▶ Records shown:
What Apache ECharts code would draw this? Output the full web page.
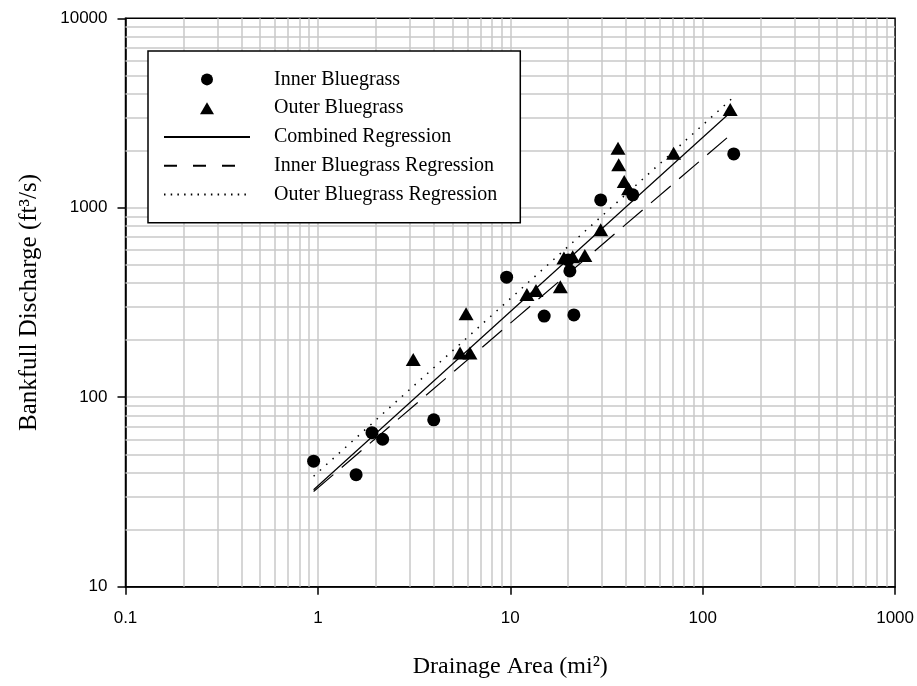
<!DOCTYPE html>
<html><head><meta charset="utf-8">
<script src="https://cdn.jsdelivr.net/npm/echarts@6/dist/echarts.min.js"></script>
<style>html,body{margin:0;padding:0;background:#fff}#c{width:917px;height:686px}</style>
</head><body><div id="c"></div><script>
// Inner Bluegrass observations (drainage area mi², bankfull discharge ft³/s)
const innerArea = [0.95, 1.58, 1.91, 2.17, 4.0, 9.57, 15.0, 21.4, 20.4, 20.0, 29.5, 43.3, 145];
const innerQ    = [46,   39,   65,   60,   76,  430,  268,  272,  464,  530,  1100, 1170, 1925];
// Outer Bluegrass observations
const outerArea = [3.13, 5.89, 5.48, 6.17, 12.2, 13.6, 18.2, 19.0, 21.1, 24.4, 29.5, 36.3, 36.6, 39.1, 41.2, 70.6, 139];
const outerQ    = [158,  276,  171,  171,  348,  366,  383,  543,  552,  559,  766,  2060, 1685, 1375, 1260, 1940, 3300];
// Regression lines (end points)
const combinedArea = [0.95, 140];
const combinedQ    = [32.5, 3200];
const innerRegArea = [0.95, 145];
const innerRegQ    = [31.8, 2510];
const outerRegArea = [0.95, 142];
const outerRegQ    = [38.3, 3770];
// Axis labels and minor grid values
const xTickLabels = ['0.1', '1', '10', '100', '1000'];
const yTickLabels = ['10', '100', '1000', '10000'];
const xMinorGrid = [0.2,0.3,0.4,0.5,0.6,0.7,0.8,0.9, 2,3,4,5,6,7,8,9, 20,30,40,50,60,70,80,90, 200,300,400,500,600,700,800,900];
const yMinorGrid = [20,30,40,50,60,70,80,90, 200,300,400,500,600,700,800,900, 2000,3000,4000,5000,6000,7000,8000,9000];

const zip = (a, b) => a.map((v, i) => [v, b[i]]);
const GRID = '#c8c8c8';
const chart = echarts.init(document.getElementById('c'), null, {renderer: 'canvas'});

const axisCommon = {
  type: 'log', logBase: 10,
  axisLine: {show: true, onZero: false, lineStyle: {color: '#000', width: 1.5}},
  axisTick: {show: true, inside: false, length: 8, lineStyle: {color: '#000', width: 1.5}},
  minorTick: {show: false},
  splitLine: {show: true, showMinLine: false, showMaxLine: false, lineStyle: {color: GRID, width: 1.5}},
  nameLocation: 'middle'
};

chart.setOption({
  animation: false,
  backgroundColor: '#fff',
  grid: {left: 125.5, top: 18.3, width: 770.5, height: 568.4, show: true, borderColor: '#000', borderWidth: 1.5, backgroundColor: 'transparent'},
  xAxis: Object.assign({}, axisCommon, {
    min: 0.1, max: 1000,
    name: 'Drainage Area (mi²)', nameGap: 68,
    nameTextStyle: {fontFamily: 'Liberation Serif', fontSize: 24, color: '#000'},
    axisLabel: {margin: 23, fontFamily: 'Liberation Sans', fontSize: 17, color: '#000',
      formatter: v => xTickLabels[Math.round(Math.log10(v)) + 1]}
  }),
  yAxis: Object.assign({}, axisCommon, {
    min: 10, max: 10000,
    name: 'Bankfull Discharge (ft³/s)', nameGap: 84,
    nameTextStyle: {fontFamily: 'Liberation Serif', fontSize: 25, color: '#000'},
    axisLabel: {margin: 18, fontFamily: 'Liberation Sans', fontSize: 17, color: '#000',
      formatter: v => yTickLabels[Math.round(Math.log10(v)) - 1]}
  }),
  legend: {
    orient: 'vertical', left: 148, top: 51, padding: [14, 23, 14, 15],
    itemWidth: 86, itemHeight: 12, itemGap: 0, symbolKeepAspect: true,
    backgroundColor: '#fff', borderColor: '#000', borderWidth: 1.5, borderRadius: 0,
    selectedMode: false, z: 20,
    textStyle: {fontFamily: 'Liberation Serif', fontSize: 20, color: '#000', lineHeight: 28.75, padding: [0, 0, 0, 19]},
    data: [
      {name: 'Inner Bluegrass', icon: 'circle'},
      {name: 'Outer Bluegrass', icon: 'path://M7,0 L14,12 L0,12 Z'},
      {name: 'Combined Regression', itemStyle: {opacity: 0}},
      {name: 'Inner Bluegrass Regression', itemStyle: {opacity: 0}, lineStyle: {type: [13, 16]}},
      {name: 'Outer Bluegrass Regression', itemStyle: {opacity: 0}, lineStyle: {type: [1.5, 5.2]}}
    ]
  },
  series: [
    {
      name: 'minorGrid', type: 'scatter', data: [], silent: true, z: 1,
      markLine: {
        silent: true, symbol: ['none', 'none'], animation: false,
        label: {show: false}, emphasis: {disabled: true},
        lineStyle: {color: GRID, width: 1.5, type: 'solid'},
        data: xMinorGrid.map(v => ({xAxis: v})).concat(yMinorGrid.map(v => ({yAxis: v})))
      }
    },
    {name: 'Combined Regression', type: 'line', data: zip(combinedArea, combinedQ), symbol: 'none', z: 9,
      lineStyle: {color: '#000', width: 1.2, type: 'solid'}, itemStyle: {color: '#000'}},
    {name: 'Inner Bluegrass Regression', type: 'line', data: zip(innerRegArea, innerRegQ), symbol: 'none', z: 9,
      lineStyle: {color: '#000', width: 1.2, type: [26, 11]}, itemStyle: {color: '#000'}},
    {name: 'Outer Bluegrass Regression', type: 'line', data: zip(outerRegArea, outerRegQ), symbol: 'none', z: 9,
      lineStyle: {color: '#000', width: 1.5, type: [1.5, 7]}, itemStyle: {color: '#000'}},
    {name: 'Inner Bluegrass', type: 'scatter', data: zip(innerArea, innerQ), symbol: 'circle', symbolSize: 13, z: 10,
      itemStyle: {color: '#000', opacity: 1}},
    {name: 'Outer Bluegrass', type: 'scatter', data: zip(outerArea, outerQ), symbol: 'triangle', symbolSize: [15, 13], z: 10,
      itemStyle: {color: '#000', opacity: 1}}
  ]
});
</script></body></html>
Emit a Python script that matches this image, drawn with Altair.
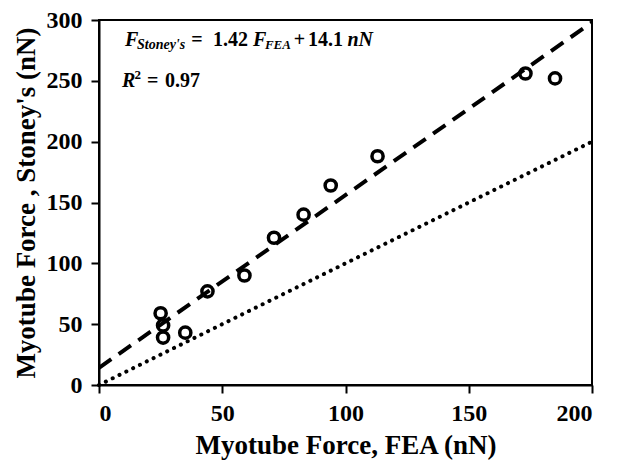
import altair as alt
import pandas as pd

# Data
fea = [25, 26, 26, 35, 44, 59, 71, 83, 94, 113, 173, 185]
stoney = [59, 49, 39, 43, 77, 90, 121, 140, 164, 188, 256, 252]

# fitted line end points (F_Stoney = 1.42 F_FEA + 14.1) and 1:1 line
fit_x = [0, 200]
fit_y = [14.1, 298.1]
one_x = [0, 200]
one_y = [0, 200]

FONT = "Liberation Serif"

pts = pd.DataFrame({"fea": fea, "stoney": stoney})
fit = pd.DataFrame({"fea": fit_x, "stoney": fit_y})
one = pd.DataFrame({"fea": one_x, "stoney": one_y})

xs = alt.Scale(domain=[0, 200], nice=False, zero=False)
ys = alt.Scale(domain=[0, 300], nice=False, zero=False)

xax = alt.Axis(values=[0, 50, 100, 150, 200], title="Myotube Force, FEA (nN)",
               titleY=68, titleBaseline="alphabetic", labelPadding=8)
yax = alt.Axis(values=[0, 50, 100, 150, 200, 250, 300], title="Myotube Force , Stoney's  (nN)",
               titleX=-65, titleBaseline="alphabetic", labelPadding=9)

base_x = alt.X("fea:Q", scale=xs, axis=xax)
base_y = alt.Y("stoney:Q", scale=ys, axis=yax)

points = alt.Chart(pts).mark_point(shape="circle", filled=False, color="black",
                                   size=125, strokeWidth=3.5, opacity=1).encode(x=base_x, y=base_y)
fit_line = alt.Chart(fit).mark_line(color="black", strokeWidth=4, strokeDash=[15, 9]).encode(
    x=alt.X("fea:Q", scale=xs), y=alt.Y("stoney:Q", scale=ys))
one_line = alt.Chart(one).mark_line(color="black", strokeWidth=4, strokeDash=[0.1, 7.5],
                                    strokeCap="round").encode(
    x=alt.X("fea:Q", scale=xs), y=alt.Y("stoney:Q", scale=ys))

# annotation pieces: text, x (data), y (data), size, italic, dy
eq_y = 278.6
r_y = 244.6
pieces = [
    ("F", 10.55, eq_y, 20, True, 0),
    ("Stoney's", 15.4, eq_y, 14, True, 3),
    ("=", 37.4, eq_y, 20, False, 0),
    ("1.42", 46.25, eq_y, 20, False, 0),
    ("F", 62.5, eq_y, 20, True, 0),
    ("FEA", 67.3, eq_y, 13, True, 3),
    ("+", 79.0, eq_y, 20, False, 0),
    ("14.1", 84.8, eq_y, 20, False, 0),
    ("nN", 100.8, eq_y, 20, True, 0),
    ("R", 9.33, r_y, 20, True, 0),
    ("2", 14.4, r_y, 13, False, -8),
    ("=", 19.5, r_y, 20, False, 0),
    ("0.97", 26.8, r_y, 20, False, 0),
]
layers = [one_line, fit_line, points]
for t, x, y, s, it, dy in pieces:
    d = pd.DataFrame({"fea": [x], "stoney": [y], "t": [t]})
    kw = dict(align="left", baseline="alphabetic", font=FONT, fontSize=s,
              fontWeight="bold", color="black", dy=dy)
    if it:
        kw["fontStyle"] = "italic"
    layers.append(alt.Chart(d).mark_text(**kw).encode(
        x=alt.X("fea:Q", scale=xs), y=alt.Y("stoney:Q", scale=ys), text="t:N"))

chart = alt.layer(*layers).properties(
    width=493, height=365,
    background="white",
    autosize=alt.AutoSizeParams(type="none"),
    padding={"left": 91, "top": 12, "right": 24, "bottom": 76},
).configure_view(stroke="black", strokeWidth=2).configure_axis(
    grid=False, domainColor="black", domainWidth=2, tickColor="black", tickWidth=2,
    tickSize=8, labelFont=FONT, labelFontWeight="bold", labelFontSize=24,
    labelColor="black", titleFont=FONT, titleFontWeight="bold", titleFontSize=27,
    titleColor="black",
)

chart.save("out.html", embed_options={"renderer": "svg", "actions": False})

▶ Objective: Using the material above, gather every line that includes "this".

▶ Task solution:
What Apache ECharts code would draw this? Output the full web page.
Emit a Python script that matches this image, drawn with Altair.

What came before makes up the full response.